What came next is, I think, the most interesting information from this week’s tasks: Myths about Publishable Journal Articles, followed by What Gets Published and Why. I admit – I held some erroneous notions about what gets published and what makes an article publishable, and I am feeling significantly better about my own article after reading these. Articles do not have to be heavily theoretical, with an overload of ideas which are entirely original. Instead, Belcher suggests, three types of article get published: those which approach new evidence in an old way, those which approach old evidence in a new way, and those which pair an old approach and old evidence but in a new way. The key: something old (which makes your article relevant) with something new (which makes your article useful for others). So, I’ve identified what’s ‘old’ and what’s ‘new’ in my article, and discovered that I need to work on linking my findings to previous scholarship in order to make my article both relevant and useful.
The tasks then move on to writing an abstract, which I admit I was taken aback by. An abstract? Before I’ve written the article?!? But, it was a very useful exercise which went something like this: learning what makes a good abstract (hint: it’s not the same as a conference abstract!) Then, you have to talk your abstract – that is, sit down with someone and start by saying ‘My article is about…’ and though that process you get to a one sentence description of your article. Belcher then invites you to reflect on this process (which I found very handy, I have never been in the practice of reflecting on my own writing and I am quite enjoying doing it in this process). Following this, you must read your paper twice – once straight though, and once making notes. I found reading though without making notes both hard and useful. It allowed me to get a sense of the overall picture that my article was/is trying to present. I found it make the next activity, writing a list of revision tasks, much easier. Then you get to draft your abstract. Easy, right? No. Wrong. I found this so painfully difficult (I should have read ahead in the book!) because I wanted to get it ‘just right.’

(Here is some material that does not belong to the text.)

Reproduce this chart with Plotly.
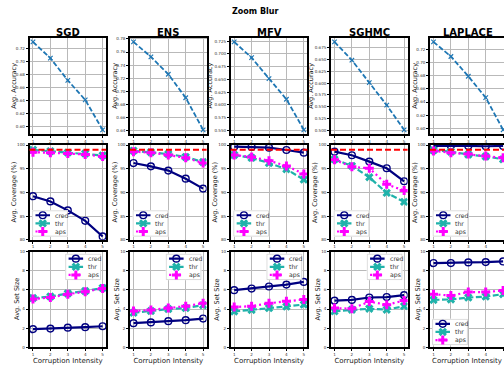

But I didn’t need to, because then I had to send it to a reviewer. And they tore it apart (but in a good, nice, constructive way). And, so I finished the week rewriting my abstract, and reflecting on the process.
I’ve learned this week that I am a terrible re-reader, and if I am going to produce good, clean writing then I need to force myself to stop and look at the bigger picture. I’m looking forward to next week, where I get to start really tackling the argument of my article and making some of the changes I highlighted during the re-reading this week. I think that will be fun. As long as I don’t get writer’s block again!
Caitlin Syme said on October 29, 2013
You’re making me very tempted to go buy this book now… Having written one paper and now editing for the hundredth time, and now starting a new paper, I’d like to try a new technique and see if I can make the second better/less painful/quicker than the first!
Ellie Mackin said on November 1, 2013
Hi Caitlin,
I’m finding the book really useful – it certainly is changing the way I approach writing! I’m only three weeks in but I would recommend it so far!
I think if you’re the kind of person who likes structure, it could be a good technique to try.